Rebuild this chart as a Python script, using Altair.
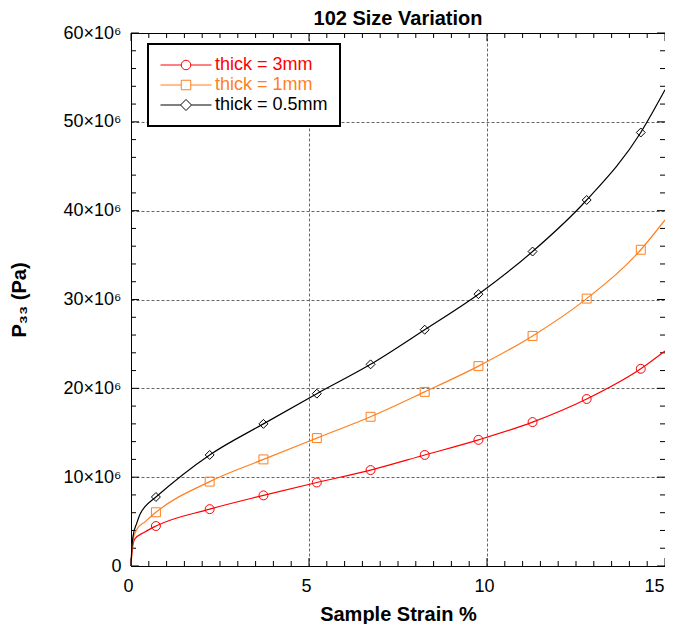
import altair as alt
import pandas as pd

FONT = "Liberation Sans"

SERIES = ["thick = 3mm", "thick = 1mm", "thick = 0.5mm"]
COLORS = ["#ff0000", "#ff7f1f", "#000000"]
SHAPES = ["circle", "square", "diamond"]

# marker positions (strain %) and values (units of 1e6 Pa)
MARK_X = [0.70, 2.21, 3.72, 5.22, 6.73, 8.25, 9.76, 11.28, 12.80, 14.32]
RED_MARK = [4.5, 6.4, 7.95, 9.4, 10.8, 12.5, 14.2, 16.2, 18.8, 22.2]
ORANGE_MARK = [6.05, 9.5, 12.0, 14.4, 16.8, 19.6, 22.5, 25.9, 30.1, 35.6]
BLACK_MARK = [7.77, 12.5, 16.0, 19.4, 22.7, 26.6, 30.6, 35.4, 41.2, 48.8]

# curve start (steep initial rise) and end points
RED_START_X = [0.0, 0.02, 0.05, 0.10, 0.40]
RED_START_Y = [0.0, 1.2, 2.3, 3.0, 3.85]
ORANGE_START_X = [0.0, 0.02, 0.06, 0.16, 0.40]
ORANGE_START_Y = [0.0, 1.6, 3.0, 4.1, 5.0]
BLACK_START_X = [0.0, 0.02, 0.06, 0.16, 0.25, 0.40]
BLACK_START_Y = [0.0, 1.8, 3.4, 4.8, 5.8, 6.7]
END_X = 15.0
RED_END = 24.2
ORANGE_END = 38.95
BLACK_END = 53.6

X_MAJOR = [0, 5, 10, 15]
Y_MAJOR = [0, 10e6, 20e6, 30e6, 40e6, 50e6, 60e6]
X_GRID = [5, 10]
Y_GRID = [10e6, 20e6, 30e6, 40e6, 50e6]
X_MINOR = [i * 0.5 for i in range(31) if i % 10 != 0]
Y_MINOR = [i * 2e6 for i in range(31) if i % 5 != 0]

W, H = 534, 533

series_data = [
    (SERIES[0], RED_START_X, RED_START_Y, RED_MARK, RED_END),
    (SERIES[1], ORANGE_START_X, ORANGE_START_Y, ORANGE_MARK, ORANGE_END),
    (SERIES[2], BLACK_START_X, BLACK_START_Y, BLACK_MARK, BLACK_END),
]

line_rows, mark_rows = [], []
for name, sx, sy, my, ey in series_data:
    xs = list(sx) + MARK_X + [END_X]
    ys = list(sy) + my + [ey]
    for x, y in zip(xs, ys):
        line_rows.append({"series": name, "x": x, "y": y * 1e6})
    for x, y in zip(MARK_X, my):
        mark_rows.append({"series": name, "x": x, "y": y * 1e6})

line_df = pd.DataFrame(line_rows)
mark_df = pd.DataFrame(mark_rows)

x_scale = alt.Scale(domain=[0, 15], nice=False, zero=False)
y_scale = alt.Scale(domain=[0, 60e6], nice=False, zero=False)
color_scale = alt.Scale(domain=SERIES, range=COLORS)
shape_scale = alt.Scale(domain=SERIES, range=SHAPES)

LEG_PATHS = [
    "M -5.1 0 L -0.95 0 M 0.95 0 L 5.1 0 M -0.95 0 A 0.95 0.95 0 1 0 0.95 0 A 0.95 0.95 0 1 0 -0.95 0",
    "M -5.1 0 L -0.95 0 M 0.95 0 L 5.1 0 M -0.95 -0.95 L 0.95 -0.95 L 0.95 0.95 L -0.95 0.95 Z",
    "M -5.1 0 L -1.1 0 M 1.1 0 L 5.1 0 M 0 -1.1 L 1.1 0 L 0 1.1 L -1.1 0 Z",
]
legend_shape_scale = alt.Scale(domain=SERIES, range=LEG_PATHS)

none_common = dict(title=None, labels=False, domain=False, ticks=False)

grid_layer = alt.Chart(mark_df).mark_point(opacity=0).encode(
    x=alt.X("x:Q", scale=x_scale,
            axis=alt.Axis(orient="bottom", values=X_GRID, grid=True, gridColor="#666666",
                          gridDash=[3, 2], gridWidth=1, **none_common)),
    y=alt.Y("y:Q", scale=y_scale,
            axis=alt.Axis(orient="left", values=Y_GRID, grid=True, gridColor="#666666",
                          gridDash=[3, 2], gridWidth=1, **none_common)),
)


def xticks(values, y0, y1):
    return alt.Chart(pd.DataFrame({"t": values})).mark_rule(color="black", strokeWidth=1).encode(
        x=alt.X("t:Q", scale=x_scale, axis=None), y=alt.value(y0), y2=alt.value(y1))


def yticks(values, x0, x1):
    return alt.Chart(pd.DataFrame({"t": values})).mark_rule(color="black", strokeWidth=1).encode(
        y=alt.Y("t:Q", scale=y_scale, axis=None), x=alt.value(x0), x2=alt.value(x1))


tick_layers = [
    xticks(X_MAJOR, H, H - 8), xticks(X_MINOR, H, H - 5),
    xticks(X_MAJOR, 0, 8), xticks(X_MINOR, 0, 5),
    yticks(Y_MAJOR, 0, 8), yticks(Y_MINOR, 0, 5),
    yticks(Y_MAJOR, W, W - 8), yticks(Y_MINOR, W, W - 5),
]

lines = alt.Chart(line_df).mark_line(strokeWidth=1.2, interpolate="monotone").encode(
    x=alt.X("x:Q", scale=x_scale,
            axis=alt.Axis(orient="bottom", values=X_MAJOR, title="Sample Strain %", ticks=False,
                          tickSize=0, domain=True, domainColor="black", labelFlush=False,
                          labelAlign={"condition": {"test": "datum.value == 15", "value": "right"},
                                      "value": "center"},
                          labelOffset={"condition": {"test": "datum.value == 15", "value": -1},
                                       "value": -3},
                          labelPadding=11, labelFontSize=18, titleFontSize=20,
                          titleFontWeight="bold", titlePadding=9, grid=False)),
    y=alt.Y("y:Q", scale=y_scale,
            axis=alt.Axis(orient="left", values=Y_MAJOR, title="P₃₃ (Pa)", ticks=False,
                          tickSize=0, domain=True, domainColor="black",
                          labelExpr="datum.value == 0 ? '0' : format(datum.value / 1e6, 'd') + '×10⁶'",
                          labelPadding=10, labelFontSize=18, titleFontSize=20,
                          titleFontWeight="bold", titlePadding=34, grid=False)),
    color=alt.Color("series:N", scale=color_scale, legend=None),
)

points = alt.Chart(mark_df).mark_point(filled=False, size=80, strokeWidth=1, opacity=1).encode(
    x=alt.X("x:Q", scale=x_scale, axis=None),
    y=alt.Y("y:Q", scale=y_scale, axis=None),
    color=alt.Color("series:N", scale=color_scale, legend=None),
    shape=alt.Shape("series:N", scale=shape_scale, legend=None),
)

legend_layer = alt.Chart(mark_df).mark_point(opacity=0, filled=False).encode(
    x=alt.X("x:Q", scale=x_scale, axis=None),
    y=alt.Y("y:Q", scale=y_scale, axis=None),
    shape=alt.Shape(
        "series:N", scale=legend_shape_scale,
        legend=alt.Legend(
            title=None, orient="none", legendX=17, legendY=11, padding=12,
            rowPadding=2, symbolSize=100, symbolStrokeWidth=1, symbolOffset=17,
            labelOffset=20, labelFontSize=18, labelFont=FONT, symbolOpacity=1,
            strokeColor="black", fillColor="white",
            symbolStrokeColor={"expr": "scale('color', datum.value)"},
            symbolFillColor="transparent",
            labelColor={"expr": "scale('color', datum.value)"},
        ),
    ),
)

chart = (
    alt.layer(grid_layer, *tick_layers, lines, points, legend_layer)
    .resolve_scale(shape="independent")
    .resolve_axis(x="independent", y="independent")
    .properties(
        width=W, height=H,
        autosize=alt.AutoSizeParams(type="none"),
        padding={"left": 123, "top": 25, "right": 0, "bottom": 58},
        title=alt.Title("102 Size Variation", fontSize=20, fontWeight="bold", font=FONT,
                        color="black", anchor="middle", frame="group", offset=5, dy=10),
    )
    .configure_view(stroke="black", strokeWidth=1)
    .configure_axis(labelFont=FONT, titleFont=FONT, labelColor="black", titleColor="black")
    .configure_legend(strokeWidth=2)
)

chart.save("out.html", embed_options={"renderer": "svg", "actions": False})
======
DESCRIPTION OF THE TASK —
Go from the first line of the listing to the line holding "mark_df = pd.DataFrame(mark_rows)" and, please, transcribe those lines exactly, both included, with no pictures.

TASK OUTPUT —
Rebuild this chart as a Python script, using Altair.
import altair as alt
import pandas as pd

FONT = "Liberation Sans"

SERIES = ["thick = 3mm", "thick = 1mm", "thick = 0.5mm"]
COLORS = ["#ff0000", "#ff7f1f", "#000000"]
SHAPES = ["circle", "square", "diamond"]

# marker positions (strain %) and values (units of 1e6 Pa)
MARK_X = [0.70, 2.21, 3.72, 5.22, 6.73, 8.25, 9.76, 11.28, 12.80, 14.32]
RED_MARK = [4.5, 6.4, 7.95, 9.4, 10.8, 12.5, 14.2, 16.2, 18.8, 22.2]
ORANGE_MARK = [6.05, 9.5, 12.0, 14.4, 16.8, 19.6, 22.5, 25.9, 30.1, 35.6]
BLACK_MARK = [7.77, 12.5, 16.0, 19.4, 22.7, 26.6, 30.6, 35.4, 41.2, 48.8]

# curve start (steep initial rise) and end points
RED_START_X = [0.0, 0.02, 0.05, 0.10, 0.40]
RED_START_Y = [0.0, 1.2, 2.3, 3.0, 3.85]
ORANGE_START_X = [0.0, 0.02, 0.06, 0.16, 0.40]
ORANGE_START_Y = [0.0, 1.6, 3.0, 4.1, 5.0]
BLACK_START_X = [0.0, 0.02, 0.06, 0.16, 0.25, 0.40]
BLACK_START_Y = [0.0, 1.8, 3.4, 4.8, 5.8, 6.7]
END_X = 15.0
RED_END = 24.2
ORANGE_END = 38.95
BLACK_END = 53.6

X_MAJOR = [0, 5, 10, 15]
Y_MAJOR = [0, 10e6, 20e6, 30e6, 40e6, 50e6, 60e6]
X_GRID = [5, 10]
Y_GRID = [10e6, 20e6, 30e6, 40e6, 50e6]
X_MINOR = [i * 0.5 for i in range(31) if i % 10 != 0]
Y_MINOR = [i * 2e6 for i in range(31) if i % 5 != 0]

W, H = 534, 533

series_data = [
    (SERIES[0], RED_START_X, RED_START_Y, RED_MARK, RED_END),
    (SERIES[1], ORANGE_START_X, ORANGE_START_Y, ORANGE_MARK, ORANGE_END),
    (SERIES[2], BLACK_START_X, BLACK_START_Y, BLACK_MARK, BLACK_END),
]

line_rows, mark_rows = [], []
for name, sx, sy, my, ey in series_data:
    xs = list(sx) + MARK_X + [END_X]
    ys = list(sy) + my + [ey]
    for x, y in zip(xs, ys):
        line_rows.append({"series": name, "x": x, "y": y * 1e6})
    for x, y in zip(MARK_X, my):
        mark_rows.append({"series": name, "x": x, "y": y * 1e6})

line_df = pd.DataFrame(line_rows)
mark_df = pd.DataFrame(mark_rows)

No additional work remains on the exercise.